To avoid pesticides, be sure to purchase organic oranges before adding them (and the peel) to smoothies. You can also dry the peels and make a tea or a zest by grinding them.
6. Broccoli Leaves
Broccoli is another super-veggie you’re probably well acquainted with.
You’re also probably used to throwing away those pesky leaves on the stalks before giving the florets a good steam.
However, you might want to add these leaves to your salads and soups instead of tossing them. Research shows that broccoli leaves contain high levels of phenolics and other antioxidants that are potent cancer fighters as well as free-radical scavengers, which helps prevent aging and inflammation (10).
7. Cauliflower Leaves
Chopping up those greens surrounding cauliflower heads and sautéing them with the rest of your dish might be one of the best ideas you’ve had in the kitchen.
Cauliflower greens are rich in vitamin C, a potent anti-aging antioxidant, as well as iron and beta-carotene. Apparently, the iron content is highly absorbable and great for cases of anemia; one study showed incorporating cauliflower leaves into the diets of anemic girls had a significant positive effect on iron levels (11).
8. Kiwi Skins
Just because they’re fuzzy doesn’t mean they’re inedible!
Eating the skin of kiwis will give you an extra dose of fiber along with the kiwi’s flesh (which contains more vitamin C than an orange), plus an abundance of vitamin K and antioxidants. Participants in a study eating kiwis daily showed marked improvement of IBS and other digestive issues, which may be contributed to kiwi’s fiber (12).
Blend these skins into a smoothie or chew them up on their own. I like to eat them after I’ve enjoyed the inner flesh.
9. Banana Peels
No one would ever slip on a discarded banana peel again if they knew the benefits they were tossing away.
Aside from being excellent teeth whiteners, banana peels have also been found to have antimicrobial properties. Not to mention these edible foods are filled with beneficial bioactive compounds such as flavonoids, tannins, phlobatannins, and alkaloids that have anti-inflammatory and antidiabetic effects (13).

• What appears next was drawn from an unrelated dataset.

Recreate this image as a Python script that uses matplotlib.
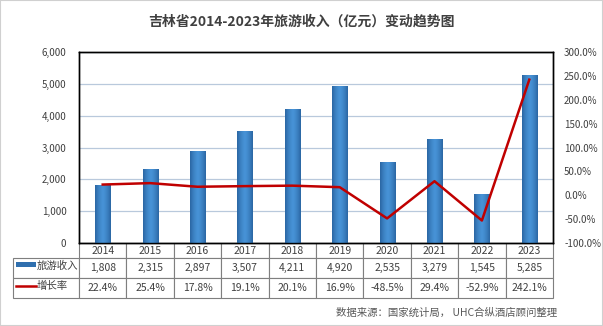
import numpy as np
import matplotlib
matplotlib.use("Agg")
import matplotlib.pyplot as plt
from matplotlib.patches import Rectangle
from matplotlib.lines import Line2D

plt.rcParams['font.family'] = ['Noto Sans CJK SC', 'DejaVu Sans']

years = ['2014', '2015', '2016', '2017', '2018', '2019', '2020', '2021', '2022', '2023']
income = [1808, 2315, 2897, 3507, 4211, 4920, 2535, 3279, 1545, 5285]
growth = [22.4, 25.4, 17.8, 19.1, 20.1, 16.9, -48.5, 29.4, -52.9, 242.1]
income_labels = ['1,808', '2,315', '2,897', '3,507', '4,211', '4,920', '2,535', '3,279', '1,545', '5,285']
growth_labels = ['22.4%', '25.4%', '17.8%', '19.1%', '20.1%', '16.9%', '-48.5%', '29.4%', '-52.9%', '242.1%']

W, H = 603, 326
fig = plt.figure(figsize=(W / 100, H / 100), dpi=100)
fig.patch.set_facecolor('white')
fig.add_artist(Rectangle((0, 0), 1, 1, transform=fig.transFigure, fill=False,
                         edgecolor='#d0d0d0', linewidth=1.5))

# axes box in pixels: left 79, right 553, top 52, bottom 243
ax = fig.add_axes([79 / W, (H - 243) / H, (553 - 79) / W, (243 - 52) / H])
x = np.arange(len(years))
bars = ax.bar(x, income, width=0.32, color='#2f6fae', zorder=2)

# horizontal gradient on each bar
grad = np.abs(np.linspace(-1, 1, 64)) ** 1.5
cmap = matplotlib.colors.LinearSegmentedColormap.from_list('b', ['#4792d6', '#2a66a3'])
for b in bars:
    im = ax.imshow(grad[np.newaxis, :], cmap=cmap, aspect='auto', zorder=3,
                   extent=[b.get_x(), b.get_x() + b.get_width(), 0, b.get_height()])
    im.set_clip_path(b)

ax.set_xlim(-0.5, len(years) - 0.5)
ax.set_ylim(0, 6000)
ax.set_yticks(np.arange(0, 6001, 1000))
ax.set_yticklabels([f'{v:,}' for v in range(0, 6001, 1000)])
ax.yaxis.grid(True, color='#b9c9dc', linewidth=0.9, zorder=0)
ax.set_xticks([])
ax.tick_params(axis='y', length=0, pad=9, labelsize=7, labelcolor='#404040')
for s in ax.spines.values():
    s.set_color('black')
    s.set_linewidth(1)

ax2 = ax.twinx()
ax2.plot(x, growth, color='#c00000', linewidth=1.8, zorder=4)
ax2.set_ylim(-100, 300)
ax2.set_yticks(np.arange(-100, 301, 50))
ax2.set_yticklabels([f'{v:.1f}%' for v in range(-100, 301, 50)])
ax2.tick_params(axis='y', length=0, pad=8, labelsize=7, labelcolor='#404040')
for s in ax2.spines.values():
    s.set_color('black')
    s.set_linewidth(1)

# data table below the plot
ax_h = 243 - 52
ax_w = 553 - 79
tb_left = (13 - 79) / ax_w
tb_h = (298 - 243) / ax_h
cells = [[''] + years, [''] + income_labels, [''] + growth_labels]
tbl = ax.table(cellText=cells, cellLoc='center',
               bbox=[tb_left, -tb_h, 1 - tb_left, tb_h])
tbl.auto_set_font_size(False)
tbl.set_fontsize(7.5)
first_w = (79 - 13) / (553 - 13)
other_w = (1 - first_w) / len(years)
for (r, c), cell in tbl.get_celld().items():
    cell.set_width(first_w if c == 0 else other_w)
    cell.set_height(15 if r == 0 else 20)
    cell.set_edgecolor('#7f7f7f')
    cell.set_linewidth(0.8)
    cell.get_text().set_color('#404040')
    if r == 0 and c == 0:
        cell.visible_edges = ''

# legend markers in the first column
def px(xp, yp):
    return ((xp - 79) / ax_w, (243 - yp) / ax_h)

x0, y0 = px(16, 267)
x1, y1 = px(36, 262)
ax.add_patch(Rectangle((x0, y0), x1 - x0, y1 - y0, transform=ax.transAxes,
                       facecolor='#2f6fae', edgecolor='none', clip_on=False))
lx0, ly = px(16, 286)
lx1, _ = px(36, 286)
ax.add_line(Line2D([lx0, lx1], [ly, ly], transform=ax.transAxes, color='#c00000',
                   linewidth=1.8, clip_on=False))
tx, ty = px(37, 266)
ax.text(tx, ty, '旅游收入', transform=ax.transAxes, fontsize=7.5, color='#404040',
        va='center', ha='left')
tx, ty = px(37, 286)
ax.text(tx, ty, '增长率', transform=ax.transAxes, fontsize=7.5, color='#404040',
        va='center', ha='left')

fig.text(0.5, 1 - 22 / H, '吉林省2014-2023年旅游收入（亿元）变动趋势图', ha='center', va='center',
         fontsize=10, fontweight='bold', color='#404040')
fig.text(557 / W, 1 - 313 / H, '数据来源：国家统计局， UHC合纵酒店顾问整理', ha='right', va='center',
         fontsize=7.5, color='#595959')

fig.savefig('out.png', dpi=100)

So next time you make a banana smoothie, don’t be afraid to add the peel.
Not only do all of these weeds and “scraps” contain tons of health benefits, but using them instead of sending them to death at the dump also benefits the environment and lowers your carbon footprint. It opens your eyes to the possibilities that lie within common weeds and plants, and you’ll be able to reap the nutritional benefits of these edible foods. Just remember to wash them really well to avoid possible pesticides (the same goes for any fruit and veggie, including apples, pears, etc.), and if they have a bitter taste, you can always blend them into a smoothie or sauté them with a savory dish.
One thing is for sure: you’ll be much more gentle with those dandelions in your yard!